Scan the data below for the string "diagram". Copy every line where it appears.

>> Start Dataset excerpts

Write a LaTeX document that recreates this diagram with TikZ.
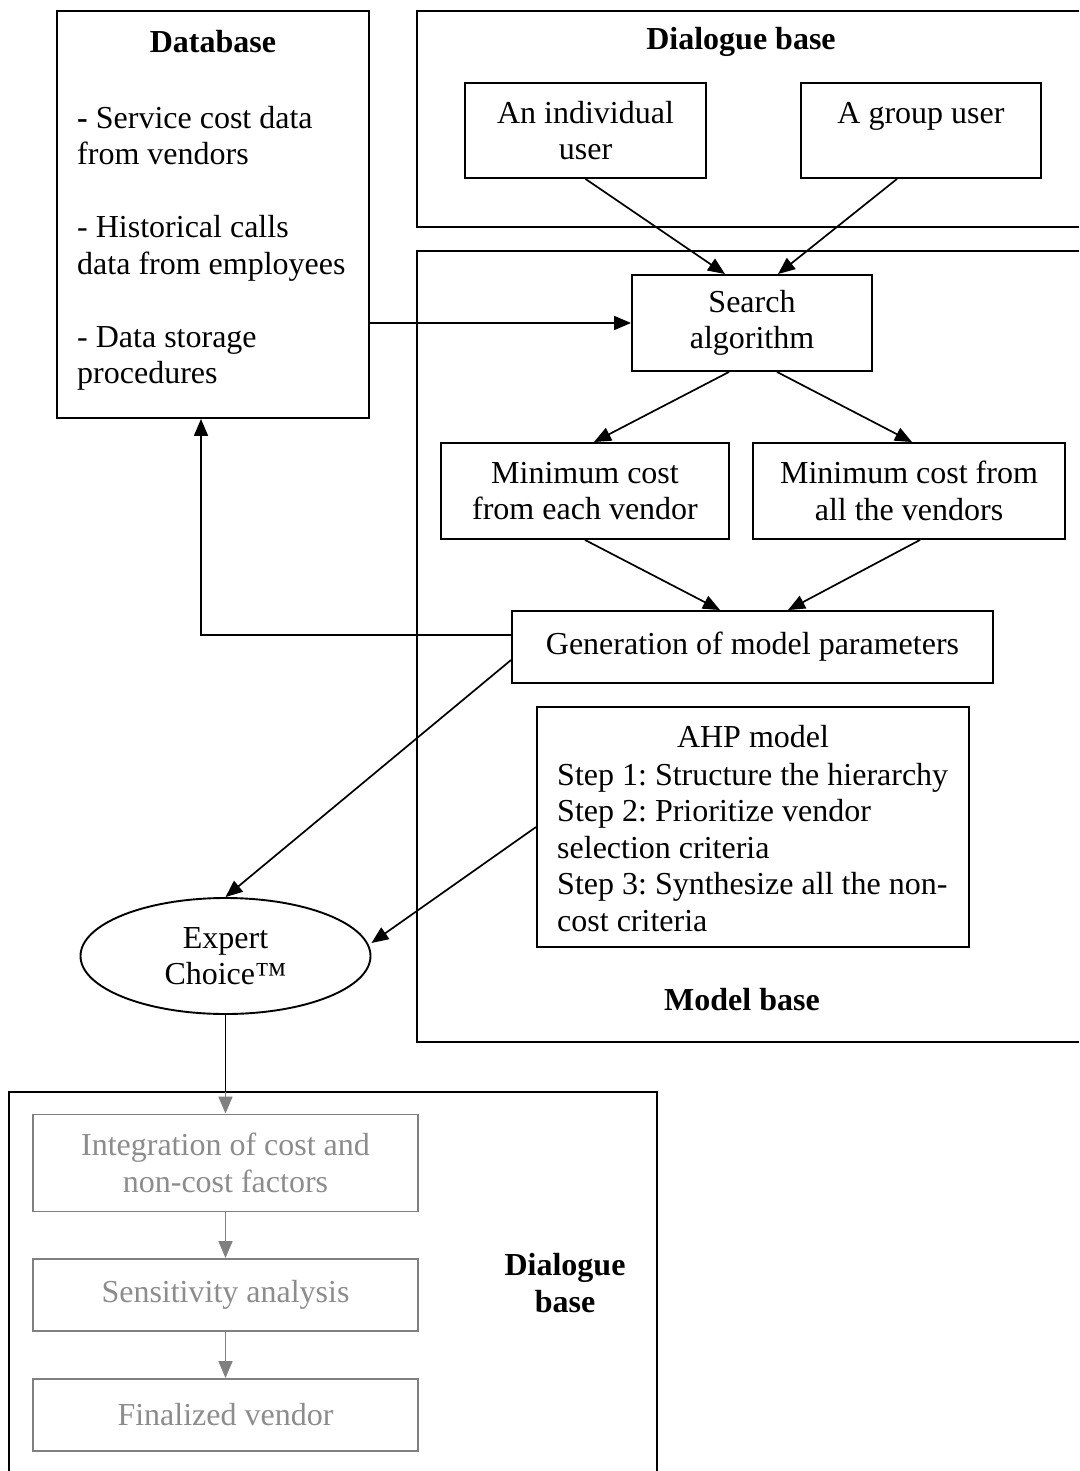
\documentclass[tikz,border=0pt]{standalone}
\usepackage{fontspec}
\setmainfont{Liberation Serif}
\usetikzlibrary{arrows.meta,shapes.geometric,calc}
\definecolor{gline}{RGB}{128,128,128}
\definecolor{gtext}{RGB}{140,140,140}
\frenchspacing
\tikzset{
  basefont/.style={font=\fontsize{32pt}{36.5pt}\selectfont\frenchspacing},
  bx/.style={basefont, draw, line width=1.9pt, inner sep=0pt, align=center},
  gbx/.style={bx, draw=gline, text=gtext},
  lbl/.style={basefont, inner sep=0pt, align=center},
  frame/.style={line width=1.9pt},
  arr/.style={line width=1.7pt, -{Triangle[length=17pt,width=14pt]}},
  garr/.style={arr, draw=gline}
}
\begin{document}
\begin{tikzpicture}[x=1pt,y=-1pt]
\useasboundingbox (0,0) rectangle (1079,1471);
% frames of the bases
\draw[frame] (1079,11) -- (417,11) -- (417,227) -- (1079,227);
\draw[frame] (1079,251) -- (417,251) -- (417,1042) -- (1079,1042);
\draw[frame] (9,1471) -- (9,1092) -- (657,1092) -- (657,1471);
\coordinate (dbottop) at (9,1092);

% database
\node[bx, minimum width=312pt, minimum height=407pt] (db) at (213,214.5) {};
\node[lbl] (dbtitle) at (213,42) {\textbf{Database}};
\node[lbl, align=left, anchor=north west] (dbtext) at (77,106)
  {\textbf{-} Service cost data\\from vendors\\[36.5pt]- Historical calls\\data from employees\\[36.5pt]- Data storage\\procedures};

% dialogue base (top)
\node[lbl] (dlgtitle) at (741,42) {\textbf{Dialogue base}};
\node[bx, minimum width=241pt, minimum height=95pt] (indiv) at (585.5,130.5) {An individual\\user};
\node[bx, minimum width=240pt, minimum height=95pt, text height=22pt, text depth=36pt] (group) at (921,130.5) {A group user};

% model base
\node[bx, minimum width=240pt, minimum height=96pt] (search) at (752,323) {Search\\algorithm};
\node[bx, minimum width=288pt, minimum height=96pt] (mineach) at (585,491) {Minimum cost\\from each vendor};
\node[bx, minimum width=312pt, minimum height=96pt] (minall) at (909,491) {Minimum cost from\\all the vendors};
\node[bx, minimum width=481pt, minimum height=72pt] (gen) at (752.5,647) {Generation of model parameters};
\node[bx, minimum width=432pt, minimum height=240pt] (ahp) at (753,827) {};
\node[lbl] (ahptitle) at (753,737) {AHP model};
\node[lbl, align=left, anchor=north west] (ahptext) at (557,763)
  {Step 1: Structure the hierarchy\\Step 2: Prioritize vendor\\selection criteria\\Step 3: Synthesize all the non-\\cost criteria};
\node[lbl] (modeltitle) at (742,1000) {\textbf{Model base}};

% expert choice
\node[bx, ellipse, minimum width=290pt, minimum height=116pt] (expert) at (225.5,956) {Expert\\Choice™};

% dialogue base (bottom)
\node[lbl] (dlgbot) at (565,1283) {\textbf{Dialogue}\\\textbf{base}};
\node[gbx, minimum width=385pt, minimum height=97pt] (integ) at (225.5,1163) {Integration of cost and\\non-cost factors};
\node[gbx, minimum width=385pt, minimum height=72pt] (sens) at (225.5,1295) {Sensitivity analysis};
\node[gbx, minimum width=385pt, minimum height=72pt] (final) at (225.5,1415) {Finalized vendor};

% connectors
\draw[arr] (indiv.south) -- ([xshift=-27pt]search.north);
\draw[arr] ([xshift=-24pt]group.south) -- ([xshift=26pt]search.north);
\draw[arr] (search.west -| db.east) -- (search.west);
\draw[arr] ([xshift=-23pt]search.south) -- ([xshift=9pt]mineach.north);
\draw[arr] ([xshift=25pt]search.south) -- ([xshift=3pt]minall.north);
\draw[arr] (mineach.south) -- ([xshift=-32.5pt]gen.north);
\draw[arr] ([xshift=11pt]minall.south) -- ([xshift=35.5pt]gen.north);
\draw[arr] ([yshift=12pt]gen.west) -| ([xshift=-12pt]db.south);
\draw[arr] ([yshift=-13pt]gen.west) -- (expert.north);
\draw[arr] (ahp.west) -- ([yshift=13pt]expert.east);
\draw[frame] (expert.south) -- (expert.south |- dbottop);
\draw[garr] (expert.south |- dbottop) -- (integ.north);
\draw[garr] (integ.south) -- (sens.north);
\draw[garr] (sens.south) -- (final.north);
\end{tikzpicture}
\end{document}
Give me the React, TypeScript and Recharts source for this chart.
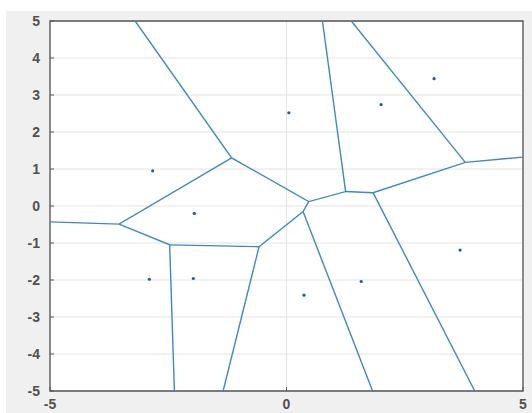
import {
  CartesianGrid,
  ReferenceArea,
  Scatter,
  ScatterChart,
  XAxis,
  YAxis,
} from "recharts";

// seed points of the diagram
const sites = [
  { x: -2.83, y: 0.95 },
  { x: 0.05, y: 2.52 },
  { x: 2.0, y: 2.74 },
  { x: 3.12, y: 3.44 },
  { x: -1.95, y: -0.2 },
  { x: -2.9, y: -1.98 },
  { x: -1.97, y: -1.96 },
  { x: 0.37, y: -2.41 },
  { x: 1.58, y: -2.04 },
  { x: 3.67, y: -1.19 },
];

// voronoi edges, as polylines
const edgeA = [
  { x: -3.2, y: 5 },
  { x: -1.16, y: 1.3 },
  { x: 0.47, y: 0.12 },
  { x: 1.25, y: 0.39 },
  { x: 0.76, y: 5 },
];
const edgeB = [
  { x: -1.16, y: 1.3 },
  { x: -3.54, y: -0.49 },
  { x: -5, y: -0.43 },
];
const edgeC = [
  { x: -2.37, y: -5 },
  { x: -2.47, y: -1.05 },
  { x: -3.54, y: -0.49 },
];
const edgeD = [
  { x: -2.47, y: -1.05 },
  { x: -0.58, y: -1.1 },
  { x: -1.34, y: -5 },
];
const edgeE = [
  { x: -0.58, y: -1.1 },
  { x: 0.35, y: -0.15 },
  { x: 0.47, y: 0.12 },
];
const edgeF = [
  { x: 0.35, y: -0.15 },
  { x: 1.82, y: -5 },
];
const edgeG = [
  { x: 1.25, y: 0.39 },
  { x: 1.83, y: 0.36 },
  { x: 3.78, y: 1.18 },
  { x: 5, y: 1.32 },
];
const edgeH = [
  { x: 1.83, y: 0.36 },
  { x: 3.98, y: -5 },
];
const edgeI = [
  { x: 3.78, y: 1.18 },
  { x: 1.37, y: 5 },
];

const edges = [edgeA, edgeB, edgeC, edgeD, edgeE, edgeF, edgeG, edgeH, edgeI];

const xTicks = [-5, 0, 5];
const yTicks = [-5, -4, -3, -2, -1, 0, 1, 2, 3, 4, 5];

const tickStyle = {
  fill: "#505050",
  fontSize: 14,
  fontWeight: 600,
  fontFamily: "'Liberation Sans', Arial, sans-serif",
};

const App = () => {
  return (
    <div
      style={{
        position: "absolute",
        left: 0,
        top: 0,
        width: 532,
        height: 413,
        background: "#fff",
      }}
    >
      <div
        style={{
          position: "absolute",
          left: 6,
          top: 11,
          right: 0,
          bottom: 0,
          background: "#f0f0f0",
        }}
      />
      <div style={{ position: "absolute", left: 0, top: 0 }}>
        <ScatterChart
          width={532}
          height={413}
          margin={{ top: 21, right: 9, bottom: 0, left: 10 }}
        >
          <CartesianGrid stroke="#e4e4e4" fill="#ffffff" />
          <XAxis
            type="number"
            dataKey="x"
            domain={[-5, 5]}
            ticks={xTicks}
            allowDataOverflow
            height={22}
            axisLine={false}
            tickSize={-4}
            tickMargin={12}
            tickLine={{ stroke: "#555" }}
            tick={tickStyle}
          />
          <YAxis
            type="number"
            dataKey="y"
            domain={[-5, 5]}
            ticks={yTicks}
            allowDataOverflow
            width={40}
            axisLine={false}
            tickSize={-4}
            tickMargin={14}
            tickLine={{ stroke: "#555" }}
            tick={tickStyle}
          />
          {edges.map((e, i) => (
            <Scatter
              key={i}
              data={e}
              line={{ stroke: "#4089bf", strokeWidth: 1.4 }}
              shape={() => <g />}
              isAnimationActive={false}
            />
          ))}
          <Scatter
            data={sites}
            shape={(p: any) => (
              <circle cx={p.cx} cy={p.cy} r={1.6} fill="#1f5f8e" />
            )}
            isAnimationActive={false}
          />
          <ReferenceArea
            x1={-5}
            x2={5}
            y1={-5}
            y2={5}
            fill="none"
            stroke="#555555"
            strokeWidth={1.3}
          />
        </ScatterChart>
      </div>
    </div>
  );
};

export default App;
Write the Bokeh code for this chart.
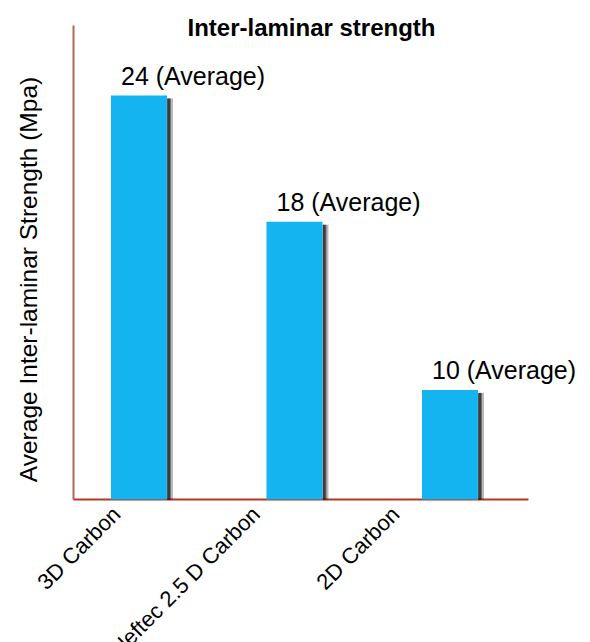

>> End Dataset excerpts

• Output of the exercise:
Write a LaTeX document that recreates this diagram with TikZ.
// seed points of the diagram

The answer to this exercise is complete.